:: Records for the task

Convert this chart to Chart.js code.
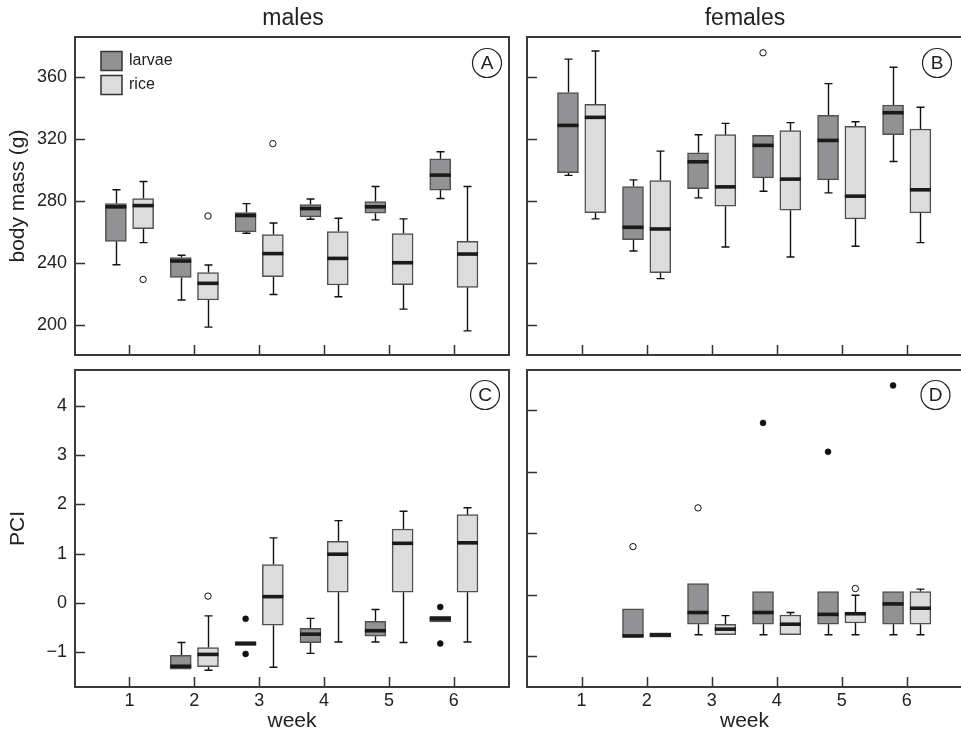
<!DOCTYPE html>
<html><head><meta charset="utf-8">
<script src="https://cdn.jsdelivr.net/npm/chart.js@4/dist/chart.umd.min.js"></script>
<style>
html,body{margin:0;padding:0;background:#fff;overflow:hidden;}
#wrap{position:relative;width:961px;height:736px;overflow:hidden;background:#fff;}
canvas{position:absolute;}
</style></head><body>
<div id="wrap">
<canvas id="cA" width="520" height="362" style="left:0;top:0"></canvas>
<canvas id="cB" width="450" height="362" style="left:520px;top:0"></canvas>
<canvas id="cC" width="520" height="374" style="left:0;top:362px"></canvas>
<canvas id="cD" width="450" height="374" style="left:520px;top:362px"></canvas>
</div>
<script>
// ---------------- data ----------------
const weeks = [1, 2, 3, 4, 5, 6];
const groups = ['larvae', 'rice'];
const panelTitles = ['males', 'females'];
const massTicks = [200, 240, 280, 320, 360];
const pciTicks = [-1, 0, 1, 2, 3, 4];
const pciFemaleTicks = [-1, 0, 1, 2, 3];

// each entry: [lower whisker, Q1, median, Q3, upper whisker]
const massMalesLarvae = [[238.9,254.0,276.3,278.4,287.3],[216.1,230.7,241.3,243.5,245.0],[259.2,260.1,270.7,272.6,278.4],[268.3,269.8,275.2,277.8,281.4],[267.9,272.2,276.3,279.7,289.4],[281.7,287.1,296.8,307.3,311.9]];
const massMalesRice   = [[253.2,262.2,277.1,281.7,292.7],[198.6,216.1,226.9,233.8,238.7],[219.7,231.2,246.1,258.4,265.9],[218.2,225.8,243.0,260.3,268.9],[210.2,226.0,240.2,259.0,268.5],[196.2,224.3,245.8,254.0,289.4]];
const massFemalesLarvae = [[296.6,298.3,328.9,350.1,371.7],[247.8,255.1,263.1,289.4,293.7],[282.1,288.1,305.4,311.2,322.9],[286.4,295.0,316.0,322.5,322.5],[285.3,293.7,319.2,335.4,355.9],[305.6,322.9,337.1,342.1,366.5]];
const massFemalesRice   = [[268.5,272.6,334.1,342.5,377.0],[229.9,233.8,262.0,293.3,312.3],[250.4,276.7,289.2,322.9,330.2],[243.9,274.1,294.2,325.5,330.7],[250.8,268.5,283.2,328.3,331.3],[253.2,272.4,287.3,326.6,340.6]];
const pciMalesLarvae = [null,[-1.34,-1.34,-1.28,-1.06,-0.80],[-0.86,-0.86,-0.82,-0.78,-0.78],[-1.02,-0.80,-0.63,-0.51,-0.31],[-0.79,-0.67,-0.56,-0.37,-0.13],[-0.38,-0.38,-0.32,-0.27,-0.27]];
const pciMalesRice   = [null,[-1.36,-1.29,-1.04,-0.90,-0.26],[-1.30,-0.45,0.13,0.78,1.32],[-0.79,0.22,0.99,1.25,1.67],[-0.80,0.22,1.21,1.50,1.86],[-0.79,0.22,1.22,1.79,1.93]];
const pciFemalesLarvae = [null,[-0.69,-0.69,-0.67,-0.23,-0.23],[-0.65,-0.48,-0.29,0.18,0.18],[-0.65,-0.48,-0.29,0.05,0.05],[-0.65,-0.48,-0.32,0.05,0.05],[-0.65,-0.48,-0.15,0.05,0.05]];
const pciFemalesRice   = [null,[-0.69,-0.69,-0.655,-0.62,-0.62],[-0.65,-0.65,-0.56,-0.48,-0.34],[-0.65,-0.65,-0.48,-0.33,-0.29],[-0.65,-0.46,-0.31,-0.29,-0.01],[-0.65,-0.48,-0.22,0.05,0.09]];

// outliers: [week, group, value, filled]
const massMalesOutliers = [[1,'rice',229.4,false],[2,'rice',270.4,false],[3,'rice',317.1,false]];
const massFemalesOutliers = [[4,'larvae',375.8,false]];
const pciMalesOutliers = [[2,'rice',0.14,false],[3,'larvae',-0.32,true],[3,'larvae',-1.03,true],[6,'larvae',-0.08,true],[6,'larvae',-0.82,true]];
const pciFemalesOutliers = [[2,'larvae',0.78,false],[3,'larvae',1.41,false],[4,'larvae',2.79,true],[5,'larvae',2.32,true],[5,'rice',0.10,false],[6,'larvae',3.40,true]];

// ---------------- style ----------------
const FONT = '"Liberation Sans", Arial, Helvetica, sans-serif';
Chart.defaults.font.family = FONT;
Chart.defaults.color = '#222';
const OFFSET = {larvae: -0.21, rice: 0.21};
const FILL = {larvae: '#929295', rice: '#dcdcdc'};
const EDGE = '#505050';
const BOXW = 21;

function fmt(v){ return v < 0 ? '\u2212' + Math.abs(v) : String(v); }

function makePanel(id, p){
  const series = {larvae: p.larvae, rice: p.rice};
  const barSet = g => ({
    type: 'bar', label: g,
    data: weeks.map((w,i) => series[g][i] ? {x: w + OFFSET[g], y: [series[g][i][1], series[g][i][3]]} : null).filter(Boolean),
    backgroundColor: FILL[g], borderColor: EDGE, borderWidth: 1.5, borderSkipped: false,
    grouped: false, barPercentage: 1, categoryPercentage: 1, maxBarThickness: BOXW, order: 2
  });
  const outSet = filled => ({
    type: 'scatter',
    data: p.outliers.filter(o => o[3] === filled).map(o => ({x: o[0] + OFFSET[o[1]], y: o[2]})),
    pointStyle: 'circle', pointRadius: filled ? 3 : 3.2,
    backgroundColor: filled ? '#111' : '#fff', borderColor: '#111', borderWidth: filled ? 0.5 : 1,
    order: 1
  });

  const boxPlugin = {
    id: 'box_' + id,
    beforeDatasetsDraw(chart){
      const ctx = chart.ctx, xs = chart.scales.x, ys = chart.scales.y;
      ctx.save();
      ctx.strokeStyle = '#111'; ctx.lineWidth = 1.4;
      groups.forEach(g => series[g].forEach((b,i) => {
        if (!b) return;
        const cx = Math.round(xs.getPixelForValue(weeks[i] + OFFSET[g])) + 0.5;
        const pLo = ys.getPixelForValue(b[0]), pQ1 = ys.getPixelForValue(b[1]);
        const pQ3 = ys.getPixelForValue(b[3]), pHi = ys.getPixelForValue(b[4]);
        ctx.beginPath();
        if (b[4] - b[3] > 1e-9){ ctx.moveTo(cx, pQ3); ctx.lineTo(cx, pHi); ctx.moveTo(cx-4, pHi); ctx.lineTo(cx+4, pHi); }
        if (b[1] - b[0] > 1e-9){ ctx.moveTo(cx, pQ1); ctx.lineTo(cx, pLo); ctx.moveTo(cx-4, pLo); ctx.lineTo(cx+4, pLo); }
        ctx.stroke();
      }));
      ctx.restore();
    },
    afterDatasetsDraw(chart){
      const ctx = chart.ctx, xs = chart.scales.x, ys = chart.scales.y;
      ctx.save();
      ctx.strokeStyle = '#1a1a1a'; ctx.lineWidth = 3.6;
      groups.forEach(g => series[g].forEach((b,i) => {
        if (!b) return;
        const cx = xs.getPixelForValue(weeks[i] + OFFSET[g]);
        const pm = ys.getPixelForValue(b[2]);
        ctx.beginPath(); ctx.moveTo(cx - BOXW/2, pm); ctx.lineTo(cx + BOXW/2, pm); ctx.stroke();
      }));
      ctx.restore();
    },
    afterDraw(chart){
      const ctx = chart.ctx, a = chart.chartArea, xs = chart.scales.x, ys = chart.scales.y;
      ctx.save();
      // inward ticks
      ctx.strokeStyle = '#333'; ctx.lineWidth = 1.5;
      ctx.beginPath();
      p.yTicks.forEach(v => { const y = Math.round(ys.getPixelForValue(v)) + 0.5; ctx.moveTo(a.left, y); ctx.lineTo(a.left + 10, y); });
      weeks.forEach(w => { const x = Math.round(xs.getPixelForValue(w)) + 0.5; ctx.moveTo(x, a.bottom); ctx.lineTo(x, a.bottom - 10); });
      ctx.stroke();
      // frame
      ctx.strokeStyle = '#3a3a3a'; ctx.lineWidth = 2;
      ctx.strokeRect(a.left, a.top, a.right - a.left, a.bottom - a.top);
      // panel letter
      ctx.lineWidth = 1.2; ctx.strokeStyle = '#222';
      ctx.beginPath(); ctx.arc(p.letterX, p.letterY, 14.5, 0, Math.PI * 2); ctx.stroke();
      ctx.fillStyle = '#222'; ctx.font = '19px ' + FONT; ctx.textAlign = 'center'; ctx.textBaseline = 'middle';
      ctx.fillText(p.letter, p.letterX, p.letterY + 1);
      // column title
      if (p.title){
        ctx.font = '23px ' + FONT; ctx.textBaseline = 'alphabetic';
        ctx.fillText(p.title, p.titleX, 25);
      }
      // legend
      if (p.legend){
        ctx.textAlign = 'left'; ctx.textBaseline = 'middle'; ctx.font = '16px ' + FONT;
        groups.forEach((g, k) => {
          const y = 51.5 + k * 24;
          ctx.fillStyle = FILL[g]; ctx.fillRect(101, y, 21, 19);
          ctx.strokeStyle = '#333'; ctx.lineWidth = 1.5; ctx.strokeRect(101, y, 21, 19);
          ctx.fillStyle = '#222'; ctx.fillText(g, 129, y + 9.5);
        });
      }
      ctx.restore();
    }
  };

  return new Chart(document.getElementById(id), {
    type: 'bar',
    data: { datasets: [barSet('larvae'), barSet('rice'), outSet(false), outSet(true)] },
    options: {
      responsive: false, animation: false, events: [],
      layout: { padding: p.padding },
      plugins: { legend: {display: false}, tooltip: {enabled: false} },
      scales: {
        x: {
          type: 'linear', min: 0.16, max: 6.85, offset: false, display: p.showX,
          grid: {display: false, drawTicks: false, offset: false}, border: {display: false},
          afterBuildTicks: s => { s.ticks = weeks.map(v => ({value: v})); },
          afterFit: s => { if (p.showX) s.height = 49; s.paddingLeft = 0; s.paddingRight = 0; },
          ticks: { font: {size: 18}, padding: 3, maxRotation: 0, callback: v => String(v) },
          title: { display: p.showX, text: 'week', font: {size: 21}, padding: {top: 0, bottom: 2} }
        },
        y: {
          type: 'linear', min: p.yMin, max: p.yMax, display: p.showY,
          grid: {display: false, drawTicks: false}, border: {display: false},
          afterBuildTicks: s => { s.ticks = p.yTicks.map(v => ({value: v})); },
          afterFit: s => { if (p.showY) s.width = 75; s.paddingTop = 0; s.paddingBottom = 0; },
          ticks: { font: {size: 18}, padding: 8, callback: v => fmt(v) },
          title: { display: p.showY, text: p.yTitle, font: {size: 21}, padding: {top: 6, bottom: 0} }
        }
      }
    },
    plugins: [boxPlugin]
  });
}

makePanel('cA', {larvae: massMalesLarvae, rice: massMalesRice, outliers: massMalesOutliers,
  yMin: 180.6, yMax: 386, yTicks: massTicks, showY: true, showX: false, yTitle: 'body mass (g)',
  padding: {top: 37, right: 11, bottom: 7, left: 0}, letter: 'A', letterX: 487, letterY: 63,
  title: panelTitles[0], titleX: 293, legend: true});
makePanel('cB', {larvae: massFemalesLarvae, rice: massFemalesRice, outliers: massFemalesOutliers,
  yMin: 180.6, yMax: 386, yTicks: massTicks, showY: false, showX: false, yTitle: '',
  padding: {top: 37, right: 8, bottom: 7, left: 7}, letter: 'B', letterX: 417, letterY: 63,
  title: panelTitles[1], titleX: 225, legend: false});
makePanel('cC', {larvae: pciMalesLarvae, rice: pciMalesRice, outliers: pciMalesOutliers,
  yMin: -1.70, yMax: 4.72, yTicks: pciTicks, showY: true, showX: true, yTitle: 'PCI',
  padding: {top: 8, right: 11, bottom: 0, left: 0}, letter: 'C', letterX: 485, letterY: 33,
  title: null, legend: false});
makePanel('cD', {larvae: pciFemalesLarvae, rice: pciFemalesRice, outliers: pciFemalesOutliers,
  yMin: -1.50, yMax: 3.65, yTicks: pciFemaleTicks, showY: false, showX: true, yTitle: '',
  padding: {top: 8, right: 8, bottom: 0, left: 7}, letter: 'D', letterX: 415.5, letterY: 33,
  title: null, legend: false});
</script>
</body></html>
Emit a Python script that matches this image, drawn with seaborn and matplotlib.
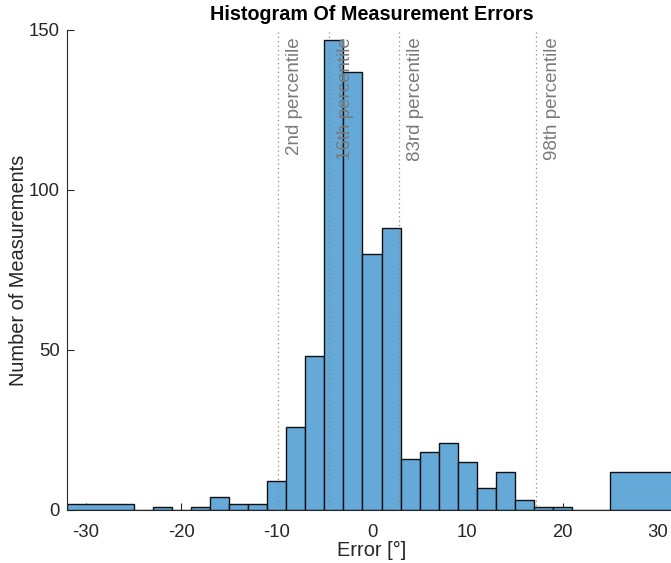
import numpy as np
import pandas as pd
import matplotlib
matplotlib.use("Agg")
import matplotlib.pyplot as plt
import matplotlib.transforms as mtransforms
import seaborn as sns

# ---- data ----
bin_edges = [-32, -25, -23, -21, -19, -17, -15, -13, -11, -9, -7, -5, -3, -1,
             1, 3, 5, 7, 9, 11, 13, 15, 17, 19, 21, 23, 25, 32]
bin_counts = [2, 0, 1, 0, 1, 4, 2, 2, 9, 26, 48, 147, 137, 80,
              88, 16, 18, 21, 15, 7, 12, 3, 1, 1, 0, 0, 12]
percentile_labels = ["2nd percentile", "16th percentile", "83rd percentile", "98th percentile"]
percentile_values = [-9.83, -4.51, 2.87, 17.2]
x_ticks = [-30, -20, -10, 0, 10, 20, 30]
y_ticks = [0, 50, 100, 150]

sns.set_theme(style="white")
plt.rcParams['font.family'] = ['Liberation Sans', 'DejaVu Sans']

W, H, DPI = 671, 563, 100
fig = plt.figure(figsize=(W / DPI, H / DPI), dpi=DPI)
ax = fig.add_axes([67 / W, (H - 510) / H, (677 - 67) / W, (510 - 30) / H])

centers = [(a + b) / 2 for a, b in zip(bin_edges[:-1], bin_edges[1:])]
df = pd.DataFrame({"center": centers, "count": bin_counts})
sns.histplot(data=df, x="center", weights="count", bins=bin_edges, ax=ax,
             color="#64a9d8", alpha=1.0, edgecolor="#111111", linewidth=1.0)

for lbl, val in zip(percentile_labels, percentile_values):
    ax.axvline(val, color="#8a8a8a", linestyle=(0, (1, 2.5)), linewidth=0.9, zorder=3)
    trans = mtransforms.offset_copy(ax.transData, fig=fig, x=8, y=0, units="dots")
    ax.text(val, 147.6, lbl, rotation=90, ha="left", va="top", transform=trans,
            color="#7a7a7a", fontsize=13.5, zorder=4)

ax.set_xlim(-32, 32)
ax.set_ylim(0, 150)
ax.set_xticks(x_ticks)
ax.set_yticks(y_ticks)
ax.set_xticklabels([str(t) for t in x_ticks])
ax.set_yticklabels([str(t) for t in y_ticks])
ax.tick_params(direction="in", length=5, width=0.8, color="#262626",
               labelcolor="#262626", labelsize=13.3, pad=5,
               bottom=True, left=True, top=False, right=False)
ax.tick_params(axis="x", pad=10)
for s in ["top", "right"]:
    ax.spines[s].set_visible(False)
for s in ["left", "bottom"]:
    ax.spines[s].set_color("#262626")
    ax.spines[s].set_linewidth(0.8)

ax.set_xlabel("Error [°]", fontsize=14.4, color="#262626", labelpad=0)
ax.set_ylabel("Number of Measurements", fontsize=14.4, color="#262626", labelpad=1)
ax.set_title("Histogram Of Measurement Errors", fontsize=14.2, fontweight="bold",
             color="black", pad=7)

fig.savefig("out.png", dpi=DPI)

::::

> [Exercise task] Give the lines again word for word, from the start of the records to the line holding "const pciFemaleTicks = [-1, 0, 1, 2, 3];", both included, and leave out any picture.

> [Answer for the task]
Convert this chart to Chart.js code.
<!DOCTYPE html>
<html><head><meta charset="utf-8">
<script src="https://cdn.jsdelivr.net/npm/chart.js@4/dist/chart.umd.min.js"></script>
<style>
html,body{margin:0;padding:0;background:#fff;overflow:hidden;}
#wrap{position:relative;width:961px;height:736px;overflow:hidden;background:#fff;}
canvas{position:absolute;}
</style></head><body>
<div id="wrap">
<canvas id="cA" width="520" height="362" style="left:0;top:0"></canvas>
<canvas id="cB" width="450" height="362" style="left:520px;top:0"></canvas>
<canvas id="cC" width="520" height="374" style="left:0;top:362px"></canvas>
<canvas id="cD" width="450" height="374" style="left:520px;top:362px"></canvas>
</div>
<script>
// ---------------- data ----------------
const weeks = [1, 2, 3, 4, 5, 6];
const groups = ['larvae', 'rice'];
const panelTitles = ['males', 'females'];
const massTicks = [200, 240, 280, 320, 360];
const pciTicks = [-1, 0, 1, 2, 3, 4];
const pciFemaleTicks = [-1, 0, 1, 2, 3];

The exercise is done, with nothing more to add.